**Exercise**
Find the lines holding "page" and copy them.

- - - - - - -

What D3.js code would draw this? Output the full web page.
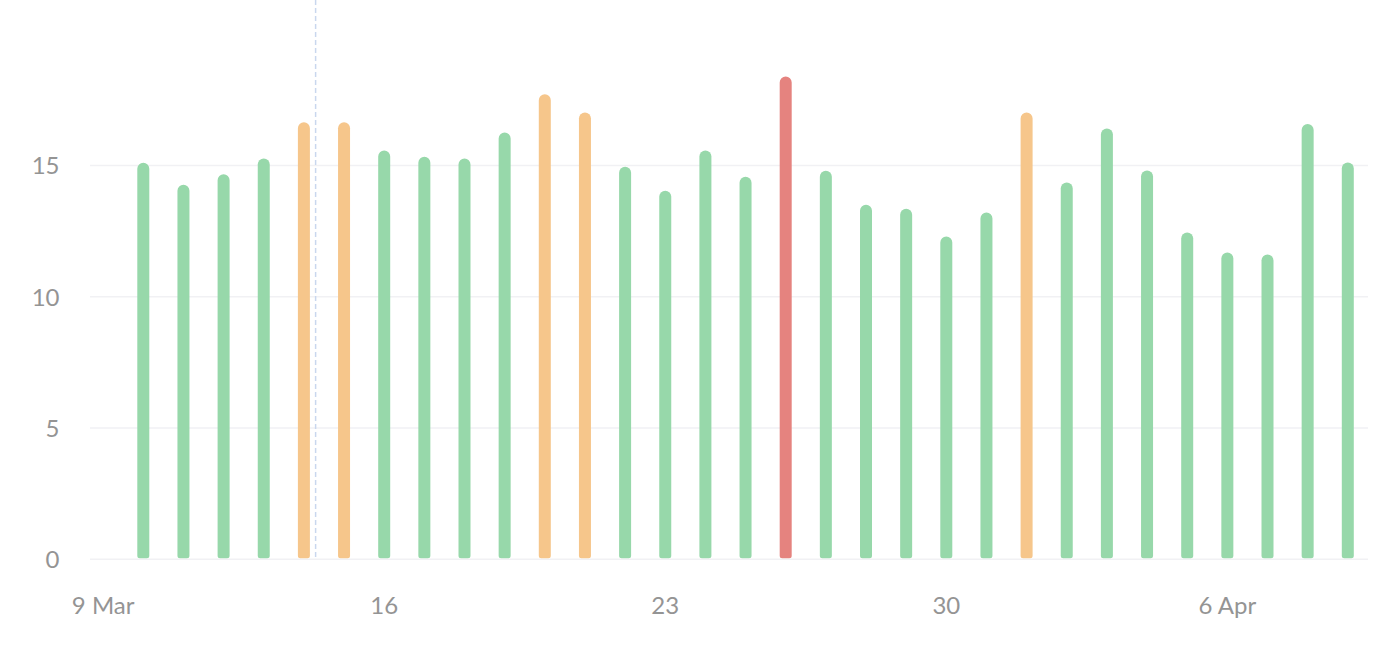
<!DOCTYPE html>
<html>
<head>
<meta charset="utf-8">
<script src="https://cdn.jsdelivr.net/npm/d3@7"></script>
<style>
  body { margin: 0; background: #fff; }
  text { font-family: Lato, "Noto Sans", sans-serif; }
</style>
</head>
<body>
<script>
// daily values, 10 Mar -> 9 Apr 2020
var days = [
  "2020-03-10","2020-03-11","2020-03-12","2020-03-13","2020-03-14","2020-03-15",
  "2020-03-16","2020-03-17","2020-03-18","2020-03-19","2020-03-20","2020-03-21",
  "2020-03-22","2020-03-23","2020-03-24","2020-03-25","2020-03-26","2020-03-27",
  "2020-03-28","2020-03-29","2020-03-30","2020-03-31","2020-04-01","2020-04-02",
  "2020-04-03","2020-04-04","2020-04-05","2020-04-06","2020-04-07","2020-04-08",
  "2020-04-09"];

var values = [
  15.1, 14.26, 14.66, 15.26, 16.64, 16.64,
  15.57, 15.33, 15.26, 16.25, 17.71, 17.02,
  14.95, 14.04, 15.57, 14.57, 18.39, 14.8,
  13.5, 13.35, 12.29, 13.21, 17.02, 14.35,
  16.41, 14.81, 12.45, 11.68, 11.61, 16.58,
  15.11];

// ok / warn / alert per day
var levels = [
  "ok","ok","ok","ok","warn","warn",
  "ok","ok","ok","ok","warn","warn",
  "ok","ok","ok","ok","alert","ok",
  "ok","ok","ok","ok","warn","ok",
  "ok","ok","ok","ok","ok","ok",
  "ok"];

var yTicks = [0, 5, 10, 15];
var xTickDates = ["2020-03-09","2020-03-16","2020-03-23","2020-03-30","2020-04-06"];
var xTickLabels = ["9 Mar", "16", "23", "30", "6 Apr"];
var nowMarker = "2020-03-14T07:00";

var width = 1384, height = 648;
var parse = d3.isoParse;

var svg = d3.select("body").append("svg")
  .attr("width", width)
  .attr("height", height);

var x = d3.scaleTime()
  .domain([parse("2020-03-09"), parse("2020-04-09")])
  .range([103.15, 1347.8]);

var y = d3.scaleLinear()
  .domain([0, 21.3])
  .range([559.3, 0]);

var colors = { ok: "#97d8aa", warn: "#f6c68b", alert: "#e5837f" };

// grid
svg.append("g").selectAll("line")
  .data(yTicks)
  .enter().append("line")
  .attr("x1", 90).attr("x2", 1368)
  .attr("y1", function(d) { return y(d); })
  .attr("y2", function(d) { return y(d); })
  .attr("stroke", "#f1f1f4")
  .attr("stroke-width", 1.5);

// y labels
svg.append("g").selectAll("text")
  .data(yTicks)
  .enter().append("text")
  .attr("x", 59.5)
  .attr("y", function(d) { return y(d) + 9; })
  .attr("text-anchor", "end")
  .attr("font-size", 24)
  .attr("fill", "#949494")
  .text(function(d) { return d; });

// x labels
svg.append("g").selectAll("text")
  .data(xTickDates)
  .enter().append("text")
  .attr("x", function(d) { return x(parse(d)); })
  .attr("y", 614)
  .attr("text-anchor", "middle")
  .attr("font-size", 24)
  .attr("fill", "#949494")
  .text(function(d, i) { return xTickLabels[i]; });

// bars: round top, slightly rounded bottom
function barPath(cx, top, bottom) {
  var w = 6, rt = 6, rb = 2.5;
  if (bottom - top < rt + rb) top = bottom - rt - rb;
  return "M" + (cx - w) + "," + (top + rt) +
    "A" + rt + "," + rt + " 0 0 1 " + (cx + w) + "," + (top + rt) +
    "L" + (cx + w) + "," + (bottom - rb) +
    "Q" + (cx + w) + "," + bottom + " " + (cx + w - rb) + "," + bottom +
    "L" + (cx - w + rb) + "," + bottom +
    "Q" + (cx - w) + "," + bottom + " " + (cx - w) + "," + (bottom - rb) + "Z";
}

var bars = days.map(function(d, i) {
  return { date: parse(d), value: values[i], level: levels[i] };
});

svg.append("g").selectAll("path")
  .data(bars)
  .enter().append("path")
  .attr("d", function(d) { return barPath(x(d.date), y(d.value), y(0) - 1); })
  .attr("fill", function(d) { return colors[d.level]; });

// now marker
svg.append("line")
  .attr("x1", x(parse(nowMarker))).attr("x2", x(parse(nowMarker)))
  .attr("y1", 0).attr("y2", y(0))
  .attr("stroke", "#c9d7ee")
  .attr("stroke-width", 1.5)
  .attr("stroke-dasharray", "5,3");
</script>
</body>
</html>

- - - - - - -

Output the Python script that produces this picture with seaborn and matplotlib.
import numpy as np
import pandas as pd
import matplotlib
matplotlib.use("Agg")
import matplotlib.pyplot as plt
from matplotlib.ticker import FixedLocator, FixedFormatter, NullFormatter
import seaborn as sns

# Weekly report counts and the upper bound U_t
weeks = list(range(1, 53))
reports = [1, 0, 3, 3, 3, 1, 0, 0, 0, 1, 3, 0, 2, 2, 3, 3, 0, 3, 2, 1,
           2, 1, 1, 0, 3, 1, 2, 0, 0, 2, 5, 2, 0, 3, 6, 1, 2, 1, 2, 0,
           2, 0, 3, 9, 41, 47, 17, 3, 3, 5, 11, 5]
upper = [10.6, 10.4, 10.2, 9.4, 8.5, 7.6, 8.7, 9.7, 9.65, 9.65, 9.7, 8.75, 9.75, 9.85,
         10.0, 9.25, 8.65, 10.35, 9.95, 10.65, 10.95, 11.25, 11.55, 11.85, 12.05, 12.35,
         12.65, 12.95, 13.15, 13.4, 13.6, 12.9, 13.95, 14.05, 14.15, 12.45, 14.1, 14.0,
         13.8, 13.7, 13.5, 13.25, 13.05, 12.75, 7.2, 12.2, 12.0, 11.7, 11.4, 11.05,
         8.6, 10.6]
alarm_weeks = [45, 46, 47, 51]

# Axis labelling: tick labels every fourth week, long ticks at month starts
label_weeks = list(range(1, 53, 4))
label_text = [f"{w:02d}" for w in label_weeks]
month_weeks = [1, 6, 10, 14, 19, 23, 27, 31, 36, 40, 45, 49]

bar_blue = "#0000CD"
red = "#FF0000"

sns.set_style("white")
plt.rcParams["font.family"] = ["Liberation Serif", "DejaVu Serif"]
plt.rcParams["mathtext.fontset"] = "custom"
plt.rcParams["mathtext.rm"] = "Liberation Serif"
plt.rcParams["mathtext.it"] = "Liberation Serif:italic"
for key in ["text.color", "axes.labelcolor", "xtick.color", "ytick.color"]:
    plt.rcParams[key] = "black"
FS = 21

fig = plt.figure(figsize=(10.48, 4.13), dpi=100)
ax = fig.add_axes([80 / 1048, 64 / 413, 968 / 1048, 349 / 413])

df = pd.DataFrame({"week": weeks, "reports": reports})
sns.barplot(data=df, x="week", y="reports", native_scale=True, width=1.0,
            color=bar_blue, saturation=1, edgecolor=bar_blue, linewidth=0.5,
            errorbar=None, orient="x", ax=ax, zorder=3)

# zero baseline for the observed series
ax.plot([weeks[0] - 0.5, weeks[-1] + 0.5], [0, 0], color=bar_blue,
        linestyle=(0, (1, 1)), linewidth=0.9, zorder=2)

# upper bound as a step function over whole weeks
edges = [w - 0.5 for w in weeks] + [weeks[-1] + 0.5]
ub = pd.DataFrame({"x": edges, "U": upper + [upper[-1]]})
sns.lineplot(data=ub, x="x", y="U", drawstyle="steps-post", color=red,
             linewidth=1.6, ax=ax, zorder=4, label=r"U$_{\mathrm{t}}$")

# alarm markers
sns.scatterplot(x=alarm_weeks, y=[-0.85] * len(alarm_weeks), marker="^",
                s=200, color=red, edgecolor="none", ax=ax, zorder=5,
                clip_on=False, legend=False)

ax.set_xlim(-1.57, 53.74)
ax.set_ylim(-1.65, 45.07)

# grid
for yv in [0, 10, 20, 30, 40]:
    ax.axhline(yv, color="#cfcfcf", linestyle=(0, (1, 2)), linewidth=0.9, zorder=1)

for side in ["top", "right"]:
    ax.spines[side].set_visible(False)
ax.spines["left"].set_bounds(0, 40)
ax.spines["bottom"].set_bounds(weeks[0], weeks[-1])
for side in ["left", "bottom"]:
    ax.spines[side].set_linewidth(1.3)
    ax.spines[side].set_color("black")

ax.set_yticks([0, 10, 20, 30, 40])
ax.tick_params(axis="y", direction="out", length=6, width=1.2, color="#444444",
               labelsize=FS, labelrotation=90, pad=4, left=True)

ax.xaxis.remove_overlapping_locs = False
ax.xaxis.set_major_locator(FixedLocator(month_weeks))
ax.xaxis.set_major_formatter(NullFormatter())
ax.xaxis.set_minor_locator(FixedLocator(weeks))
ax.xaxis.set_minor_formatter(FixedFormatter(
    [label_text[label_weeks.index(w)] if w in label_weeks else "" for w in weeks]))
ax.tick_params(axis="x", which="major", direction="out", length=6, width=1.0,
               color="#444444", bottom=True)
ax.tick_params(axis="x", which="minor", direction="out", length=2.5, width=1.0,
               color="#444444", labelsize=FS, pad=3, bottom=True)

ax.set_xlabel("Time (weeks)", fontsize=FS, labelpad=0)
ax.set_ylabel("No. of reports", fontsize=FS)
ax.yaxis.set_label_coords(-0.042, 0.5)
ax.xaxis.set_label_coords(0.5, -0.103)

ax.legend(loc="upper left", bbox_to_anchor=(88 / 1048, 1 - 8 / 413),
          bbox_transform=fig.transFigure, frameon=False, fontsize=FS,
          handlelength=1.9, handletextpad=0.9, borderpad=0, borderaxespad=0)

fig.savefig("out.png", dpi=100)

- - - - - - -

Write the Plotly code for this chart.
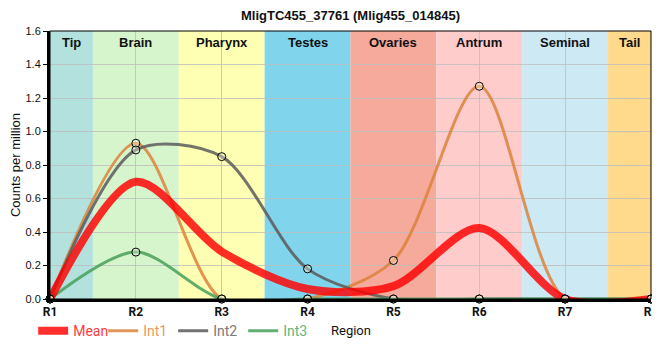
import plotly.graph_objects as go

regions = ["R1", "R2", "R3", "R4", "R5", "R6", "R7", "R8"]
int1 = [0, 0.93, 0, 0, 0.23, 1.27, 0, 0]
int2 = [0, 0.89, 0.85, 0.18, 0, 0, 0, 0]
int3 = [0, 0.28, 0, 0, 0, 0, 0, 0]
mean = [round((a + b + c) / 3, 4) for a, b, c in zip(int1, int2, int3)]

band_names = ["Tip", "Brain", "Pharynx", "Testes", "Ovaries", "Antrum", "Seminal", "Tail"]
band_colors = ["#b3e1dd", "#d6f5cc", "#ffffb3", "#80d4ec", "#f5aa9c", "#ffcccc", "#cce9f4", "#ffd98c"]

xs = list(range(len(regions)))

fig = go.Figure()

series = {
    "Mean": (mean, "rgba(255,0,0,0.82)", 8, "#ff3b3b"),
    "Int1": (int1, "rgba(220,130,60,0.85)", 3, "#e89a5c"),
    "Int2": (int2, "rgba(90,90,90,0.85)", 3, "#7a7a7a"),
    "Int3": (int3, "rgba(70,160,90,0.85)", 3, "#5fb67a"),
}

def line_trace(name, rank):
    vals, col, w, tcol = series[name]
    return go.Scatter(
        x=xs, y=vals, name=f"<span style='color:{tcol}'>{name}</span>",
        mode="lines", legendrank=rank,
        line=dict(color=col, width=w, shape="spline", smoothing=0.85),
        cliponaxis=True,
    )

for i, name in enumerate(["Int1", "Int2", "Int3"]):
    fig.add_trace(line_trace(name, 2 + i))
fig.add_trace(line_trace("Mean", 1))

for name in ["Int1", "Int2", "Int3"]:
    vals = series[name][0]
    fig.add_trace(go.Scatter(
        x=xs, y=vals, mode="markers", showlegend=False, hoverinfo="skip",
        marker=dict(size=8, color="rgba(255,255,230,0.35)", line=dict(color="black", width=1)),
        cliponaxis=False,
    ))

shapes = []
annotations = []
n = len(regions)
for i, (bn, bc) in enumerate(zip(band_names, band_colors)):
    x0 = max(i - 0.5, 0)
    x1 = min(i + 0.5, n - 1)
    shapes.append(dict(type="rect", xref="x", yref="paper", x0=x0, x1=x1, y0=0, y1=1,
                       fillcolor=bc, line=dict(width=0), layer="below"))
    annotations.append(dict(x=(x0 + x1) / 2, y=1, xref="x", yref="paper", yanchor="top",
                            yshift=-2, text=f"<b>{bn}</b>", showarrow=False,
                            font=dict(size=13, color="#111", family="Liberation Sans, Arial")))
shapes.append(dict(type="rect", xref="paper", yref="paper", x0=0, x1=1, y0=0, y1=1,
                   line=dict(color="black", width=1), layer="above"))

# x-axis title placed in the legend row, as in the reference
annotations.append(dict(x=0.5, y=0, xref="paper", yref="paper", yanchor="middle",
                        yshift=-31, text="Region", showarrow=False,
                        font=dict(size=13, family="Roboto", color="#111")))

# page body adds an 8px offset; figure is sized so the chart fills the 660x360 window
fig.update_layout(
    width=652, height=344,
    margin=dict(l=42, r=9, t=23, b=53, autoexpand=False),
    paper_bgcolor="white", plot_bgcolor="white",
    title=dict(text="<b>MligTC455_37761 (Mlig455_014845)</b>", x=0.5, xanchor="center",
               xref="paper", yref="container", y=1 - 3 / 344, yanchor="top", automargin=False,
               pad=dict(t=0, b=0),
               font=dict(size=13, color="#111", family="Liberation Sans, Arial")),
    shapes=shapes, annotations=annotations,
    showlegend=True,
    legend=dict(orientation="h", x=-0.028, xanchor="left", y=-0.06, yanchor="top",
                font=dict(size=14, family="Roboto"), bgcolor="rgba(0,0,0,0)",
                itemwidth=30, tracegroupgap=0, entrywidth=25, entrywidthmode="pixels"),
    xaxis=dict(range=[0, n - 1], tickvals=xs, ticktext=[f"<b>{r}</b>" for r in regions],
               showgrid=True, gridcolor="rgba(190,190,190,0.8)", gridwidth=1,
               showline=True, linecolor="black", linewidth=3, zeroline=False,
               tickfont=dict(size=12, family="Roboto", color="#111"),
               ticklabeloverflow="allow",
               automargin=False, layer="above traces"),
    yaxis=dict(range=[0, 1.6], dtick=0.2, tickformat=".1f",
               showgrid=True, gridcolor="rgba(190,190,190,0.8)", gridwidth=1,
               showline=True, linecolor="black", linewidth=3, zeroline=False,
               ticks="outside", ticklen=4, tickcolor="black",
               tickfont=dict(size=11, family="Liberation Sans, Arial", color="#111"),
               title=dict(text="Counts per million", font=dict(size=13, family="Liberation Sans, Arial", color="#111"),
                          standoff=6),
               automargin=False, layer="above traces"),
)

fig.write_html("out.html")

- - - - - - -

**Exercise solution**
What D3.js code would draw this? Output the full web page.
# page body adds an 8px offset; figure is sized so the chart fills the 660x360 window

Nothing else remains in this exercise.